In diesem Buch stellen wir einige Beispiele unserer Arbeit seit den 1990er-Jahren vor. Nicht nur Ergebnisse, auch die Wege, die dahin führen. In diesem Zusammenhang bedanke ich mich bei allen unseren Auftraggebern für das uns entgegengebrachte Vertrauen. Begabte und engagierte Mitarbeiter begleiten uns dabei seit Anbeginn. Bereits Mitte 1976, ein halbes Jahr, nachdem ich begonnen hatte, ein Atelier aufzubauen, engagierte ich den ersten Mitarbeiter – Roland Schuster. Die intensive Zusammenarbeit im Team war und ist immer verbunden mit der Freude an kreativen Prozessen für und mit unseren Auftraggebern. Dank gilt meinen Mitarbeiterinnen und Mitarbeitern für ihre wertvollen Beiträge und Initiativen. Besonders danke ich meiner Frau Ruth. Mit unternehmerischer Sicherheit und mit ihrer Bereitschaft, administrativ und gestalterisch kompetent mitzuwirken, auch mit dem persönlichen Anliegen, für das Wohlergehen der Kunden und Angestellten zu sorgen, unterstützt sie unser Atelier bis heute maßgeblich. Auch unsere Kinder, Stefan und Andrea, entschieden sich für die berufliche Laufbahn der angewandten Gestaltung.

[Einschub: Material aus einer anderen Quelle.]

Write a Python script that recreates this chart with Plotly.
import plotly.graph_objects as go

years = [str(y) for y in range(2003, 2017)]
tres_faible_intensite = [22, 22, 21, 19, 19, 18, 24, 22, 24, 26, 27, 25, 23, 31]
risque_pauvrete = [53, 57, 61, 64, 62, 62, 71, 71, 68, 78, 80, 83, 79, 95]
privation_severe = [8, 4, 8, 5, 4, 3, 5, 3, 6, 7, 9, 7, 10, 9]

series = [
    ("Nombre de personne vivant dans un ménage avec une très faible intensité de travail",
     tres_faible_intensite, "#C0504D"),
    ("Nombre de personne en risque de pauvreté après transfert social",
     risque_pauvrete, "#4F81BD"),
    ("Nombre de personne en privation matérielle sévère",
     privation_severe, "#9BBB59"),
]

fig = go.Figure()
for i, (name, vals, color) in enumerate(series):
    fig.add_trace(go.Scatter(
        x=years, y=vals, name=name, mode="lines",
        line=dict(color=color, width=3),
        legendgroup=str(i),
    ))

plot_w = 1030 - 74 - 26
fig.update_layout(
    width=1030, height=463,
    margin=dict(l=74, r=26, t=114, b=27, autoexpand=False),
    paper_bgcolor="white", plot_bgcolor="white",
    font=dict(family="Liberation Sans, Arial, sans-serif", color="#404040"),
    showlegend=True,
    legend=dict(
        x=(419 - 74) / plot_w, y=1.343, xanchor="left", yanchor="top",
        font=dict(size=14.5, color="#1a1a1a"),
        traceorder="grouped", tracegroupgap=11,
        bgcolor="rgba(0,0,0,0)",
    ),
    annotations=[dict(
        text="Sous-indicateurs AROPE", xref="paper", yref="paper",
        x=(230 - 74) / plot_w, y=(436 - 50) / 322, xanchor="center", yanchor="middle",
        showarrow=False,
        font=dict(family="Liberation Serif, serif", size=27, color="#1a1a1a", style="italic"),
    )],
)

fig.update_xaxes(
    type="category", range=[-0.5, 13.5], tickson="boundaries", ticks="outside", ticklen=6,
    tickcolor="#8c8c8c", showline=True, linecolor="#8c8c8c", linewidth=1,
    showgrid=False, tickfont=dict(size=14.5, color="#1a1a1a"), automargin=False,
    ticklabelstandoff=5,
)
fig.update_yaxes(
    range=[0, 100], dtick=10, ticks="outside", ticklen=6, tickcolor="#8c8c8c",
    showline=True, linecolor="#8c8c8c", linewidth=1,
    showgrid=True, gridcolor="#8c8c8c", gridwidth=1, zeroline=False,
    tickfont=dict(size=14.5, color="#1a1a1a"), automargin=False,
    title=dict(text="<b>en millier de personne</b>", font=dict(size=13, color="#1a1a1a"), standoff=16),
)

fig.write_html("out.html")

In der Anfangsphase seiner eigenen Selbstständigkeit, gleich nach dem Studium zum Grafiker und Informationsdesigner, arbeitete Stefan Gassner als freischaffender Mitarbeiter für unser Atelier. Er vermittelte uns die kritische Hinterfragung von Kundenbriefings, verbunden mit daraus resultierenden neuen Gestaltungsansätzen und Impulsen zum inhaltlich orientierten Gestalten. Andrea Gassner trat nach ihrer Ausbildung in der Schweiz und in den Niederlanden bei uns als Mitarbeiterin ein und ist heute kreativer Mittelpunkt und leitende Teilhaberin des Atelier Gassner. Ich bedanke mich bei allen, die uns bei diesem Buch unterstützt haben – für die Buchgestaltung bei Andrea Gassner und Katharina Fründ, für das professionelle Monitoring bei Marcel Bachmann, für wertvolle konzeptuelle und strategische Ratschläge bei Alberto Alessi, Walter Bohatsch, Ernst Gärnter und Roland Jörg, Otto Kapfinger sowie Dieter Bandhauer, Verlag sonderzahl.